Revenge of the Slitheen (Part Two)



TV I carried on watching CBBC after The Sarah Jane Adventures tonight so that I could catch the news headlines during Newsround (or nr as it seems to be called now). I knew that the Burmese horror might not be mentioned but I was interested to see how they’d treat the Tory party conference. During the seventies, I remember the John Craven version of this stuff being pretty literate and in fact I knew people who would actually get their news from the interestingly coloured shirted one sitting on the brown set. How times have changed. Instead there was a shouty young correspondent who looked bizarrely like a girl I knew at university (no not in that way) standing in front of the Houses of Parliament with the camera at a weird angle talking to me like I was four years old.

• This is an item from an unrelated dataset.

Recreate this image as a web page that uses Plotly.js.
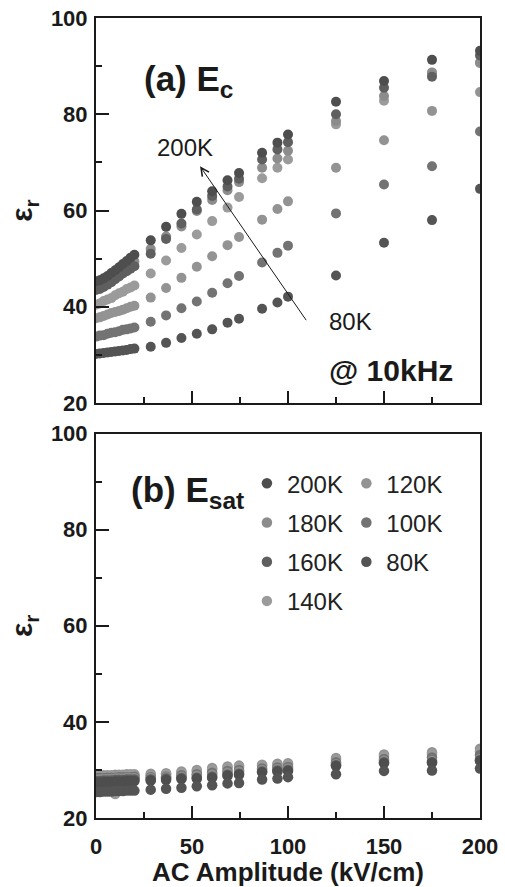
<!DOCTYPE html>
<html><head><meta charset="utf-8">
<script src="https://cdn.plot.ly/plotly-3.0.1.min.js"></script>
<style>html,body{margin:0;padding:0;background:#fff}#chart{width:505px;height:887px}</style>
</head><body><div id="chart"></div><script>
// AC amplitude (kV/cm) at which permittivity was measured
const fieldX = [0,2,4,6,8,10,12,14,16,18,20,28.5,36.5,44.5,52.5,60.5,68.5,74.5,86.5,94.5,100,125,150,175,200];

const temps = ['200K','180K','160K','140K','120K','100K','80K'];
const colors = ['#4e4e4e','#8c8c8c','#5f5f5f','#9b9b9b','#939393','#737373','#545454'];

// (a) permittivity at Ec
const ec200 = [45.3,45.5,45.9,46.4,47.0,47.6,48.2,48.9,49.5,50.2,50.8,53.8,56.6,59.3,61.8,64.0,66.3,67.8,72.0,74.1,75.8,82.6,86.9,91.3,93.2];
const ec180 = [44.4,44.6,45.0,45.5,46.0,46.6,47.2,47.8,48.3,48.9,49.4,52.0,54.6,56.7,59.9,62.2,64.2,65.9,68.9,70.8,72.4,78.6,83.8,88.7,90.8];
const ec160 = [43.5,43.7,44.1,44.6,45.1,45.7,46.3,46.9,47.4,47.9,48.4,51.0,54.1,57.3,60.2,63.0,65.0,66.6,70.6,72.7,74.2,80.0,85.5,87.8,92.2];
const ec140 = [40.4,40.7,41.2,41.5,41.8,42.4,42.8,43.1,43.7,44.0,44.4,46.9,49.6,52.2,55.0,57.8,60.6,62.8,66.7,68.9,70.6,77.9,82.8,88.4,90.6];
const ec120 = [37.6,37.8,38.1,38.4,38.7,38.9,39.1,39.4,39.7,40.0,40.2,41.9,43.9,46.0,48.3,50.5,52.8,54.5,58.1,60.3,61.9,68.9,74.6,80.7,84.6];
const ec100 = [33.8,34.0,34.1,34.4,34.6,34.7,34.9,35.2,35.3,35.5,35.7,36.9,38.2,39.7,41.1,42.9,44.9,46.4,49.2,51.2,52.7,59.4,65.4,69.2,76.4];
const ec80  = [30.2,30.3,30.4,30.5,30.6,30.7,30.8,30.9,31.0,31.2,31.3,31.7,32.5,33.5,34.4,35.3,36.7,37.5,39.6,40.9,42.1,46.5,53.3,58.0,64.5];

// (b) permittivity at Esat
const es200 = [27.4,27.4,27.5,27.5,27.5,27.6,27.6,27.6,27.7,27.7,27.7,27.8,27.9,28.1,28.2,28.4,28.8,29.0,29.5,29.7,29.8,30.8,31.4,31.5,31.9];
const es180 = [28.0,28.0,28.1,28.1,28.1,28.2,28.2,28.2,28.3,28.3,28.3,28.3,28.5,28.6,28.8,29.0,29.4,29.6,30.0,30.2,30.3,31.2,31.9,31.9,32.3];
const es160 = [27.7,27.7,27.8,27.8,27.8,27.9,27.9,27.9,28.0,28.0,28.0,28.0,28.2,28.3,28.4,28.6,29.0,29.2,29.7,29.9,30.0,31.0,31.6,31.6,32.0];
const es140 = [28.6,28.6,28.6,28.7,28.7,25.0,28.8,28.8,28.8,28.9,28.9,28.9,29.1,29.4,29.7,30.1,30.4,30.6,30.9,31.0,31.1,32.1,32.8,33.2,33.9];
const es120 = [28.8,28.8,28.9,28.9,28.9,29.0,29.0,29.0,29.1,29.1,29.1,29.2,29.3,29.7,30.0,30.4,30.7,30.9,31.1,31.3,31.4,32.5,33.2,33.7,34.4];
const es100 = [28.3,28.3,28.3,28.4,28.4,28.4,28.5,28.5,28.5,28.5,28.6,28.5,28.6,28.9,29.1,29.4,29.8,30.0,30.3,30.5,30.6,31.6,32.3,32.6,33.1];
const es80  = [25.4,25.4,25.5,25.5,25.5,25.6,25.6,25.6,25.7,25.7,25.7,25.9,26.1,26.3,26.6,26.8,27.2,27.3,28.0,28.2,28.5,29.1,29.8,29.9,30.3];

const ecSeries = [ec200,ec180,ec160,ec140,ec120,ec100,ec80];
const esSeries = [es200,es180,es160,es140,es120,es100,es80];
// drawing order (later = on top)
const drawOrder = [4,3,5,1,2,0,6];

const FONT = 'Liberation Sans, Arial, sans-serif';
const traces = [];
drawOrder.forEach(i => {
  traces.push({
    type:'scatter', mode:'markers', x:fieldX, y:ecSeries[i], xaxis:'x', yaxis:'y',
    name:temps[i], legendgroup:temps[i], showlegend:false,
    marker:{size:10, color:colors[i]}, hoverinfo:'skip'
  });
});
drawOrder.forEach(i => {
  traces.push({
    type:'scatter', mode:'markers', x:fieldX, y:esSeries[i], xaxis:'x2', yaxis:'y2',
    name:temps[i], legendgroup:temps[i], showlegend:true, legendrank:i+1,
    legend: i < 4 ? 'legend' : 'legend2',
    marker:{size:10.5, color:colors[i]}, hoverinfo:'skip'
  });
});

const axCommon = {
  showline:true, linecolor:'#1a1a1a', linewidth:2, mirror:true,
  ticks:'inside', tickcolor:'#1a1a1a', tickwidth:2, showgrid:false, zeroline:false,
  tickfont:{family:FONT, size:22, color:'#1a1a1a', weight:'bold'}
};
const xCommon = Object.assign({}, axCommon, {
  range:[0,200], dtick:50, tick0:0, ticklen:12,
  minor:{dtick:25, ticklen:6, ticks:'inside', tickcolor:'#1a1a1a', tickwidth:2, showgrid:false}
});
const yCommon = Object.assign({}, axCommon, {
  range:[20,100], dtick:20, tick0:20, ticklen:13, ticklabelstandoff:2,
  minor:{dtick:10, ticklen:6, ticks:'inside', tickcolor:'#1a1a1a', tickwidth:2, showgrid:false},
  title:{text:'ε<sub>r</sub>', font:{family:FONT, size:30, color:'#1a1a1a', weight:'bold'}, standoff:9}
});

const legCommon = {
  font:{family:FONT, size:24, color:'#222'}, bgcolor:'rgba(0,0,0,0)', borderwidth:0,
  tracegroupgap:5, itemwidth:30, xanchor:'left', yanchor:'top', orientation:'v'
};

const layout = {
  width:505, height:887,
  margin:{l:96, r:25, t:18, b:69},
  paper_bgcolor:'#fff', plot_bgcolor:'#fff',
  font:{family:FONT, color:'#1a1a1a'},
  xaxis: Object.assign({}, xCommon, {domain:[0,1], anchor:'y', showticklabels:false}),
  yaxis: Object.assign({}, yCommon, {domain:[0.51875,1], anchor:'x'}),
  xaxis2: Object.assign({}, xCommon, {domain:[0,1], anchor:'y2', ticklabelstandoff:8,
    title:{text:'AC Amplitude (kV/cm)', font:{family:FONT, size:26, color:'#1a1a1a', weight:'bold'}, standoff:4}}),
  yaxis2: Object.assign({}, yCommon, {domain:[0,0.4806], anchor:'x2'}),
  legend: Object.assign({}, legCommon, {x:0.393, y:0.446}),
  legend2: Object.assign({}, legCommon, {x:0.652, y:0.446}),
  showlegend:true,
  annotations:[
    {xref:'x', yref:'y', x:24.0, y:87.0, xanchor:'left', yanchor:'middle', showarrow:false,
     text:'(a) E<sub>c</sub>', font:{family:FONT, size:35, color:'#1a1a1a', weight:'bold'}},
    {xref:'x', yref:'y', x:153.6, y:26.7, xanchor:'center', yanchor:'middle', showarrow:false,
     text:'@ 10kHz', font:{family:FONT, size:30, color:'#1a1a1a', weight:'bold'}},
    {xref:'x', yref:'y', x:46.4, y:73.1, xanchor:'center', yanchor:'middle', showarrow:false,
     text:'200K', font:{family:FONT, size:24, color:'#1a1a1a'}},
    {xref:'x', yref:'y', x:132.3, y:36.9, xanchor:'center', yanchor:'middle', showarrow:false,
     text:'80K', font:{family:FONT, size:24, color:'#1a1a1a'}},
    {xref:'x', yref:'y', x:54.2, y:69.2, axref:'x', ayref:'y', ax:110, ay:36.9,
     showarrow:true, arrowhead:5, arrowsize:1.6, arrowwidth:1, arrowcolor:'#1a1a1a', text:''},
    {xref:'x2', yref:'y2', x:17.2, y:87.8, xanchor:'left', yanchor:'middle', showarrow:false,
     text:'(b) E<sub>sat</sub>', font:{family:FONT, size:35, color:'#1a1a1a', weight:'bold'}}
  ]
};

Plotly.newPlot('chart', traces, layout, {staticPlot:true, displayModeBar:false});
</script></body></html>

Now I know that nr is supposed to cater for a wide youth audience but this was literally ’Gordon Brown is the prime minister. He may call a general election because he wasn’t voted for by the over-eighteens as Tony Blair who used to be the prime minister y’know handed it to him. It all depends what happens in Blackpool where the Conservatives are meeting.’ Cut to some VT of Dave, Dee, Dozy, Mick and William Hague sharing some laughs around a breakfast table on the promenade. I was being talked down to, something I don’t ever remember Craven doing and in fact it was like a kids version of the old Alas Smith & Jones sketch, ‘And now some news for the elderly’ (‘Hello. Hello, yes. The prime minister, THE PRIME MINISTER, yes, nice woman, nice woman who runs the country, yes, well she says it’s all going alright basically, yes […] Well take care, I’ll pop ‘round again in the morning’.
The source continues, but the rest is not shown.